How Coronavirus Changed Way Americans Spend Money

The decision around marketing in this environment isn't whether to advertise or not advertise nor should it be how much budget to decrease and where.

Your decision should hinge on one question: does our marketing still meet our audience's needs at this moment? As you determine that, consider the following tips:

Reevaluate Your Audience Personas

Consumers reevaluate their needs and priorities. Products and services such as restaurants, travel, and clothing can quickly shift from essential to expendable.

Historically, consumers become more price-sensitive and less brand loyal during recessions and other periods of uncertainty. They will often seek out their favorite products and brands at reduced prices or settle for low-cost alternatives.

Knowing this, you must ask if the value proposition you're using in your marketing still applies. Where are your segments struggling physically, economically, and mentally? How is this impacting where their persona and your marketing intersect?

Identify and Cut Low-Performing Initiatives

We believe in data-driven marketing campaigns precisely for this very reason. You must quickly identify what is working, why, and how to push or pull back without everything coming apart.

That said, understand that you aren't comparing apples-to-apples when making your final decision. Campaigns focused on the evaluation stage of the consumer decision journey will inevitably have a higher conversion rate than an awareness ad, for example. However, that evaluation stage has likely been set-up for success by more expensive marketing earlier in the process.

Apply your campaign metrics to your revised journey map and evaluate your marketing holistically.

What metrics are most important at this time?

How is the competition reacting?

What are the if/then scenarios and levers available to you for optimization?

How will changes to your audience, impact your marketing, products, or services in the long-term?

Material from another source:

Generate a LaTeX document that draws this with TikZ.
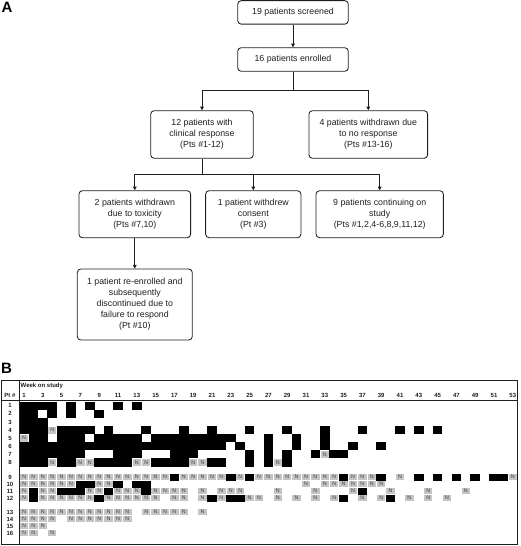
\documentclass[tikz,border=0pt]{standalone}
\usepackage{fontspec}
\setmainfont{Liberation Sans}
\usetikzlibrary{arrows.meta}
\definecolor{ncol}{RGB}{196,196,196}
\definecolor{lnc}{RGB}{30,30,30}
\definecolor{ntc}{RGB}{60,60,60}
\newcommand{\bcells}[3]{\foreach \c in {#3}{\fill[black] ({9.8+\c*9.4},#1) rectangle ++(9.6,#2);}}
\newcommand{\ncells}[4]{\foreach \c in {#4}{\fill[ncol] ({10.4+\c*9.4},{#2+0.5}) rectangle ++(8.4,{#3-1});
  \node[ntext] (N-#1-\c) at ({14.6+\c*9.4},{#2+#3/2}) {N};}}
\begin{document}
\begin{tikzpicture}[x=1pt,y=-1pt,
  box/.style={draw=lnc, line width=0.85pt, rounded corners=3.5pt, align=center, inner sep=0pt,
    font=\fontsize{8.8}{11}\selectfont, text=lnc},
  conn/.style={draw=lnc, line width=0.85pt},
  arr/.style={conn, -{Triangle[length=3.6pt,width=3.6pt]}},
  hdr/.style={font=\fontsize{6}{6}\selectfont\bfseries, inner sep=0pt, text=lnc},
  ntext/.style={font=\fontsize{5.3}{5.5}\selectfont, inner sep=0pt, text=ntc},
  panel/.style={font=\fontsize{15}{15}\selectfont\bfseries, inner sep=0pt, anchor=north west}]
\useasboundingbox (0,0) rectangle (520,546);
% ---------- Panel A ----------
\node[panel] (la) at (1.5,1.5) {A};
\node[box, minimum width=110.6pt, minimum height=23.5pt] (s) at (293,12.4) {19 patients screened};
\node[box, minimum width=110.6pt, minimum height=23.6pt] (e) at (293,59.5) {16 patients enrolled};
\node[box, minimum width=102.6pt, minimum height=47.6pt] (c) at (202,134.5) {12 patients with\\clinical response\\(Pts \#1-12)};
\node[box, minimum width=118.7pt, minimum height=47.6pt] (n) at (368.3,134.5) {4 patients withdrawn due\\to no response\\(Pts \#13-16)};
\node[box, minimum width=111.7pt, minimum height=47pt] (t) at (134.8,214.2) {2 patients withdrawn\\due to toxicity\\(Pts \#7,10)};
\node[box, minimum width=95.3pt, minimum height=47pt] (w) at (253.3,214.2) {1 patient withdrew\\consent\\(Pt \#3)};
\node[box, minimum width=127.3pt, minimum height=47pt] (k) at (379.7,214.2) {9 patients continuing on\\study\\(Pts \#1,2,4-6,8,9,11,12)};
\node[box, minimum width=115pt, minimum height=71pt] (r) at (134.8,304.5) {1 patient re-enrolled and\\subsequently\\discontinued due to\\failure to respond\\(Pt \#10)};
\coordinate (j1) at (293,90.7);
\coordinate (j2) at (202,174);
\draw[arr] (s) -- (e);
\draw[conn] (e) -- (j1);
\draw[arr] (j1) -| (c);
\draw[arr] (j1) -| (n);
\draw[conn] (c) -- (j2);
\draw[arr] (j2) -| (t);
\draw[arr] (j2) -| (w);
\draw[arr] (j2) -| (k);
\draw[arr] (t) -- (r);
% ---------- Panel B ----------
\node[panel] (lb) at (1,363) {B};
% upper rows (height 8.1)
\bcells{401.7}{8.1}{1,2,3,4,6,8,11,13}
\bcells{409.8}{8.1}{1,2,4,6,9}
\bcells{417.9}{8.1}{1,2,3}
\bcells{426.0}{8.1}{1,2,3,5,6,7,8,10,14,18,21,25,29,33,37,41,43,45}
\bcells{434.1}{8.1}{2,3,5,6,7,9,10,11,12,13,15,16,17,18,19,20,21,22,23,27,30,33}
\bcells{442.2}{8.1}{1,...,22,24,27,30,33,36,39}
\bcells{450.3}{8.1}{1,...,7,11,12,13,17,18,19,25,27,29,32,34,35}
\bcells{458.4}{8.1}{1,2,3,5,6,9,10,11,12,15,16,17,18,21,22,25,27,29}
\ncells{4}{426.0}{8.1}{4}
\ncells{5}{434.1}{8.1}{1}
\ncells{7}{450.3}{8.1}{33}
\ncells{8}{458.4}{8.1}{4,7,8,13,14,19,20,28}
% lower rows (height 7)
\bcells{473.5}{7}{17,23,25,35,39,43,45,47,49,51,52}
\ncells{9}{473.5}{7}{1,...,16,18,19,20,21,22,24,26,27,28,29,30,31,32,33,34,36,37,38,41,53}
\bcells{480.5}{7}{7,8,11,13,14}
\ncells{10}{480.5}{7}{1,...,6,9,10,31,33,34,35,36,37,38,39}
\bcells{487.5}{7}{2,5,6,7,10,14,37}
\ncells{11}{487.5}{7}{1,3,4,8,9,11,12,13,15,16,17,18,20,22,23,24,28,32,36,40,44,48}
\bcells{494.5}{7}{2,9,21,23,24,35,40}
\ncells{12}{494.5}{7}{1,3,4,5,6,7,8,10,11,12,13,14,15,17,18,20,22,25,26,28,30,32,34,37,39,42,44,46}
\ncells{13}{508.5}{7}{1,...,12,14,15,16,17,18,20}
\ncells{14}{515.5}{7}{1,2,3,4,6,7,8,9,10,11,12}
\ncells{15}{522.5}{7}{1,2,3}
\ncells{16}{529.5}{7}{1,2,4}
% frame
\draw[lnc, line width=0.9pt] (1,380) rectangle (517.5,544);
\draw[lnc, line width=0.7pt] (1,400.7) -- (517.5,400.7);
\draw[lnc, line width=0.7pt] (19.3,380) -- (19.3,544);
% header texts
\node[hdr, anchor=west] (wk) at (20.5,385.5) {Week on study};
\node[hdr] (pt) at (10,395.5) {Pt \#};
\foreach \q in {1,3,...,53} {\node[hdr] (col\q) at ({14.6+\q*9.4},395.5) {\q};}
\foreach \q in {1,...,8} {\node[hdr] (row\q) at (10,{405.75+(\q-1)*8.1}) {\q};}
\foreach \q in {9,...,12} {\node[hdr] (row\q) at (10,{477+(\q-9)*7}) {\q};}
\foreach \q in {13,...,16} {\node[hdr] (row\q) at (10,{512+(\q-13)*7}) {\q};}
\end{tikzpicture}
\end{document}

Strategic Budget Cuts Marketing

Narrow & Deepen

When reducing your marketing budget, be careful not to spread your marketing too thin. Reducing your spending across channels can hurt performance and make it difficult to measure success since there will be fewer data points. Instead, consider reducing the number of channels so you can invest more deeply and meaningfully in the ones that matter most.

Remove Inefficiencies

If given the time, you could list several inefficient processes and technologies you currently face week-to-week or day-to-day.

Large agencies are known for being inefficient.

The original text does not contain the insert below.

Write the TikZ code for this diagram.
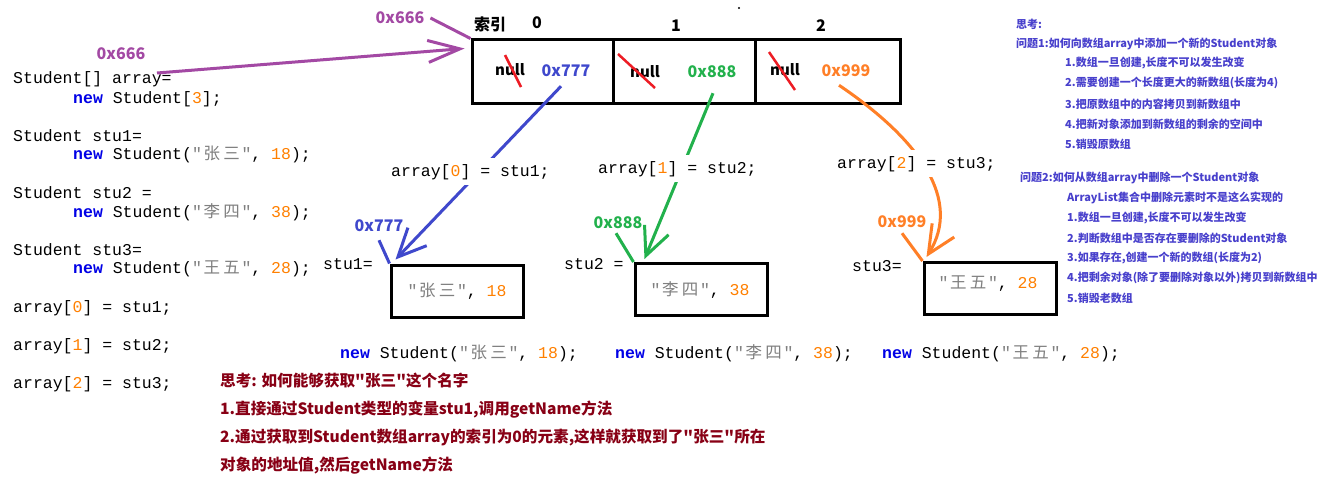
\documentclass[tikz,border=0pt]{standalone}
\usepackage{fontspec}
\setmainfont{Noto Sans CJK SC}[Ligatures=TeXOff]
\newfontfamily\cjk{Noto Sans CJK SC}
\newfontfamily\codefont{Liberation Mono}
\usetikzlibrary{arrows.meta}
\definecolor{kw}{RGB}{0,0,230}
\definecolor{num}{RGB}{255,128,0}
\definecolor{str}{RGB}{128,128,128}
\definecolor{pur}{RGB}{163,73,164}
\definecolor{blu}{RGB}{63,72,204}
\definecolor{grn}{RGB}{34,177,76}
\definecolor{org}{RGB}{255,127,39}
\definecolor{dred}{RGB}{136,0,21}
\definecolor{slashred}{RGB}{237,28,36}
\definecolor{notec}{RGB}{72,64,204}
\newcommand{\kwd}[1]{\textcolor{kw}{\textbf{#1}}}
\newcommand{\nm}[1]{\textcolor{num}{#1}}
\newcommand{\stc}[1]{\textcolor{str}{#1}}
\newcommand{\cjc}[1]{\makebox[19.8pt]{\cjk #1}}
\tikzset{
  code/.style={font=\codefont\fontsize{16.5}{18}\selectfont, inner sep=0pt, anchor=base west},
  masklbl/.style={code, fill=white, inner xsep=2pt, inner ysep=6pt},
  lbl/.style={font=\bfseries\fontsize{16}{18}\selectfont, inner sep=0pt},
  nulltxt/.style={font=\bfseries\fontsize{15}{17}\selectfont, inner sep=0pt},
  notetxt/.style={font=\bfseries\fontsize{11}{13}\selectfont, text=notec, inner sep=0pt, anchor=west},
  think/.style={font=\bfseries\fontsize{15.6}{17}\selectfont, text=dred, inner sep=0pt, anchor=west},
  cell/.style={draw, line width=3pt, minimum height=63pt, inner sep=0pt},
  obox/.style={draw, line width=3pt, minimum width=132pt, minimum height=52pt, inner sep=0pt},
  tick/.style={line width=3pt},
  arr/.style={line width=3pt, -{Straight Barb[length=28pt,width=26pt]}},
  slashline/.style={line width=2.5pt, slashred},
}
\begin{document}
\begin{tikzpicture}[x=1pt,y=-1pt]
\fill[white] (0,0) rectangle (1327,503);
\useasboundingbox (0,0) rectangle (1327,503);

% array cells
\node[cell, minimum width=141pt] (c0) at (542.5,71.5) {};
\node[cell, minimum width=142pt] (c1) at (684,71.5) {};
\node[cell, minimum width=145pt] (c2) at (827.5,71.5) {};

% index labels
\node[lbl] (idx) at (490,24) {索引};
\node[lbl] (i0) at (537,23) {0};
\node[lbl] (i1) at (676,26) {1};
\node[lbl] (i2) at (821,26) {2};
\fill (739,8) circle (1.2);

% cell contents
\node[nulltxt] (n0) at (510,70) {null};
\node[nulltxt] (n1) at (645,72) {null};
\node[nulltxt] (n2) at (785,70) {null};
\draw[slashline] (505,55) -- (521,87);
\draw[slashline] (618,54) -- (655,88);
\draw[slashline] (769,52) -- (795,90);
\node[lbl, text=blu] (v0) at (566,71) {0x777};
\node[lbl, text=grn] (v1) at (712,72) {0x888};
\node[lbl, text=org] (v2) at (846,71) {0x999};

% address labels
\node[lbl, text=pur] (p1) at (400,18) {0x666};
\node[lbl, text=pur] (p2) at (121,54) {0x666};
\node[lbl, text=blu] (b1) at (379,226) {0x777};
\node[lbl, text=grn] (b2) at (618,223) {0x888};
\node[lbl, text=org] (b3) at (902,222) {0x999};

% left code
\node[code] (L1) at (13,84) {Student[] array=};
\node[code] (L2) at (73,103) {\kwd{new} Student[\nm{3}];};
\node[code] (L3) at (13,141) {Student stu1=};
\node[code] (L4) at (73,159) {\kwd{new} Student(\stc{"\cjc{张}\cjc{三}"}, \nm{18});};
\node[code] (L5) at (13,198) {Student stu2 =};
\node[code] (L6) at (73,217) {\kwd{new} Student(\stc{"\cjc{李}\cjc{四}"}, \nm{38});};
\node[code] (L7) at (13,255) {Student stu3=};
\node[code] (L8) at (73,273) {\kwd{new} Student(\stc{"\cjc{王}\cjc{五}"}, \nm{28});};
\node[code] (L9) at (13,312) {array[\nm{0}] = stu1;};
\node[code] (L10) at (13,350) {array[\nm{1}] = stu2;};
\node[code] (L11) at (13,388) {array[\nm{2}] = stu3;};
\coordinate (ps) at (157,73);

% object boxes
\node[obox] (s1) at (457,291) {};
\node[obox] (s2) at (701,289.5) {};
\node[obox] (s3) at (990,288.5) {};
\node[code, anchor=center] (t1) at (457,291) {\stc{"\cjc{张}\cjc{三}"}, \nm{18}};
\node[code, anchor=center] (t2) at (700,290) {\stc{"\cjc{李}\cjc{四}"}, \nm{38}};
\node[code, anchor=center] (t3) at (988,284) {\stc{"\cjc{王}\cjc{五}"}, \nm{28}};
\node[code] (q1) at (323,269) {stu1=};
\node[code] (q2) at (564,269) {stu2 =};
\node[code] (q3) at (852,271) {stu3=};
\node[code] (w1) at (340,358) {\kwd{new} Student(\stc{"\cjc{张}\cjc{三}"}, \nm{18});};
\node[code] (w2) at (615,358) {\kwd{new} Student(\stc{"\cjc{李}\cjc{四}"}, \nm{38});};
\node[code] (w3) at (882,358) {\kwd{new} Student(\stc{"\cjc{王}\cjc{五}"}, \nm{28});};

% connectors
\draw[tick, pur] ([xshift=6pt]p1.east) -- (c0.north west);
\draw[pur, line width=3pt, -{Straight Barb[length=32pt,width=22pt]}] (ps) -- ([xshift=-6pt,yshift=-10pt]c0.north west);
\draw[tick, blu] ([yshift=-8pt]b1.south) -- (s1.north west);
\draw[tick, grn] ([xshift=-2pt,yshift=-4pt]b2.south) -- (s2.north west);
\draw[tick, org] ([yshift=-5pt]b3.south) -- (s3.north west);
\draw[arr, blu] ([xshift=-5pt,yshift=-9pt]v0.south) -- ([xshift=6pt,yshift=4pt]s1.north west);
\draw[arr, grn] ([xshift=1pt,yshift=-15pt]v1.south) -- ([xshift=11pt,yshift=3pt]s2.north west);
\draw[arr, org] ([xshift=-7pt,yshift=-8pt]v2.south) .. controls (920,140) and (962,200) .. ([xshift=4pt,yshift=4pt]s3.north west);

% masking labels on the connectors
\node[masklbl] (a0) at (389,176) {array[\nm{0}] = stu1;};
\node[masklbl] (a1) at (596,173) {array[\nm{1}] = stu2;};
\node[masklbl] (a2) at (835,168) {array[\nm{2}] = stu3;};

% right notes
\node[notetxt] (r0) at (1016,24) {思考:};
\node[notetxt] (r1) at (1016,44) {问题1:如何向数组array中添加一个新的Student对象};
\node[notetxt] (r2) at (1065,63) {1.数组一旦创建,长度不可以发生改变};
\node[notetxt] (r3) at (1065,83) {2.需要创建一个长度更大的新数组(长度为4)};
\node[notetxt] (r4) at (1065,104) {3.把原数组中的内容拷贝到新数组中};
\node[notetxt] (r5) at (1065,124) {4.把新对象添加到新数组的剩余的空间中};
\node[notetxt] (r6) at (1065,144) {5.销毁原数组};
\node[notetxt] (r7) at (1020,178) {问题2:如何从数组array中删除一个Student对象};
\node[notetxt] (r8) at (1067,198) {ArrayList集合中删除元素时不是这么实现的};
\node[notetxt] (r9) at (1067,218) {1.数组一旦创建,长度不可以发生改变};
\node[notetxt] (r10) at (1067,238) {2.判断数组中是否存在要删除的Student对象};
\node[notetxt] (r11) at (1067,258) {3.如果存在,创建一个新的数组(长度为2)};
\node[notetxt] (r12) at (1067,278) {4.把剩余对象(除了要删除对象以外)拷贝到新数组中};
\node[notetxt] (r13) at (1067,298) {5.销毁老数组};

% bottom thinking
\node[think] (k0) at (220,381) {思考: 如何能够获取"张三"这个名字};
\node[think] (k1) at (220,410) {1.直接通过Student类型的变量stu1,调用getName方法};
\node[think] (k2) at (220,438) {2.通过获取到Student数组array的索引为0的元素,这样就获取到了"张三"所在};
\node[think] (k3) at (220,466) {对象的地址值,然后getName方法};
\end{tikzpicture}
\end{document}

Whether external or internal, the inefficiencies may have had good intentions like software subscriptions that seemed great during the demo phase, or an overly inclusive creative review process leading to unnecessary and costly rounds of revision.

Whatever the case, reexamine your processes and tools against your "new" needs, and streamline where you can to reduce cost and waste.

Extend the Life of Your Content

Content is a vital part of building out your customer journey–especially where marketing automation is involved–and good content requires time and budget.

Focus on getting more from the content you currently have.

  • Update existing blog posts, POVs, and white papers.
  • Leverage elements of your existing content to create new social posts, emails, and videos.
  • Take a trending topic and offer your take on it through a podcast interview or written Q&A format.

It's tempting to think of your existing content as old news or having served its purpose; however, a quick update to the content and format may go a long way.

Avoid A Herd Mentality

There's a Warren Buffet quote that applies perfectly to this concept: "Be fearful when others are greedy and greedy when others are fearful."

He's referring to investments, but we would argue that this advice applies to your marketing as well.

Whether pandemic or economic related, difficult times lead to fewer advertisers in the market, which results in lower costs and less noise, so rather than following the crowd, consider taking advantage.

If you must reduce your marketing spend, pay attention to your competitors, and consider reducing your presence just enough to stay ahead or remain in the conversation. This way, you'll maintain your competitive edge and potentially extend your reach, while others make budget mistakes that damage their brand in the long-term.